It is great that wowza supports both protocols on same port. However I would like to get an opinion on whether it is the prefered method for deployment. Many networks do not allow any ports other than http so we were planning to provide rtmp on 1935 and rtmpt on 80. The movies first try the rtmp, if it is blocked the movie fails over to rtmpt. Assumption being that rtmp will be faster than rtmpt. I had a few questions regarding this.
How true is this assumption with wms? Is rtmp significantly faster than rtmpt?
Is it preferable to run rtmp and rtmpt on same port? Does that have any performance overhead?
Will I get any performance improvement by running the two protocols on different ports?
It is great that wowza supports both protocols on same port. However I would like to get an opinion on whether it is the prefered method for deployment. Many networks do not allow any ports other than http so we were planning to provide rtmp on 1935 and rtmpt on 80. The movies first try the rtmp, if it is blocked the movie fails over to rtmpt. Assumption being that rtmp will be faster than rtmpt. I had a few questions regarding this.

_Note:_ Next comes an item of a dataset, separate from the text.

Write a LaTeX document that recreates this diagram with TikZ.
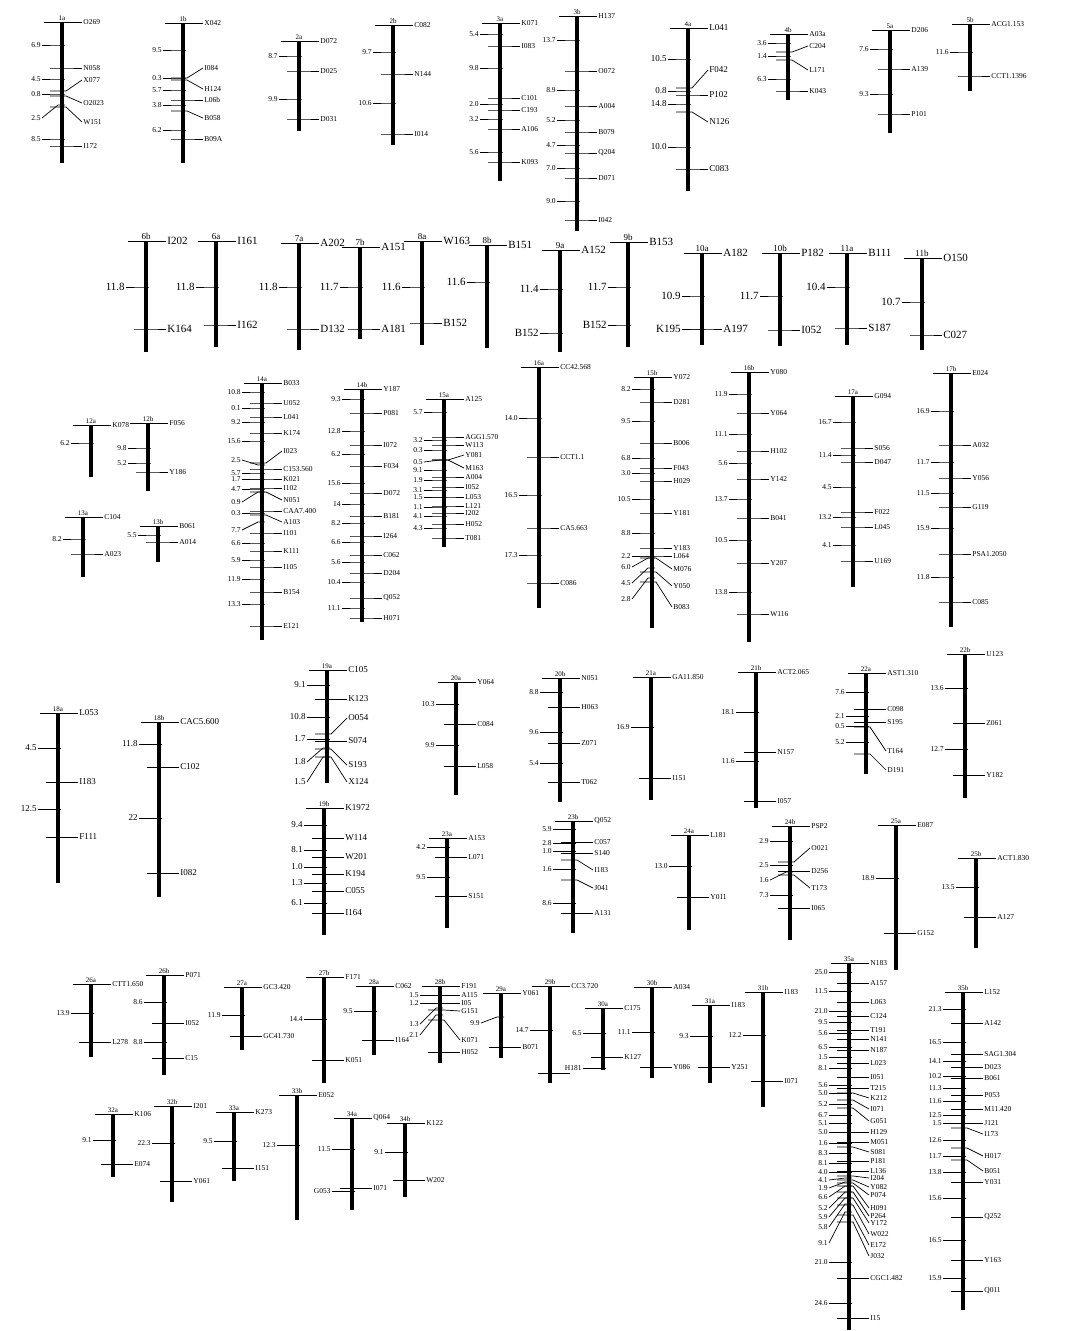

It is actually better to first try rtmp over port 80 then rtmpt over port 80. This way if they have port 1935 closed but 80 open and are not using stateful packet inspection then rtmp over 80 will work. Only those folks with stateful packet inspection turned on will need to use rtmpt.
How true is this assumption with wms? Is rtmp significantly faster than rtmpt?
It is a lot chattier protocol. It polls the server every 500ms looking for new content. It also adds overhead to each data send since it needs to be wrapped in an HTTP package.
Is it preferable to run rtmp and rtmpt on same port? Does that have any performance overhead?
Read my suggestion above. Running it all on the same port is not a big deal. I have done a bunch of testin comparing running on multiple ports and a single port and it does not seem to make a huge difference.
Will I get any performance improvement by running the two protocols on different ports?
Not significant and again better to run everything on 80 so that you get as many connections on port 80 as possible.
See this forum post. It describes the method for doing protocol rollover.
My suggestion would be to try rtmp over port 8080 then rtmpt over port 8080. If you think it is more likely that port 8080 is going to be open then you should also try rtmp streaming over this port as well.
Thanks for the tips. I do have almost same scheme in place for rtmp / rtmpt rollover. I had one question about it. When does the client get a connection failure as against timeout. I have seen both cases getting used, however not certain about what it means from the server access perspective. Just curious.
I see the useful code for looking for rtmp then rtmpt. What I need to configure for is a little different because I need to tun a web server on the same machine for now. What I’d like is to scan port 1935 for RTMP, then port 8080 for RTMPT. All this wile running a web server on port 80. Is this possible? If s, how do I configure for it? It appears as though the default port for rtmpt on my config is 8083?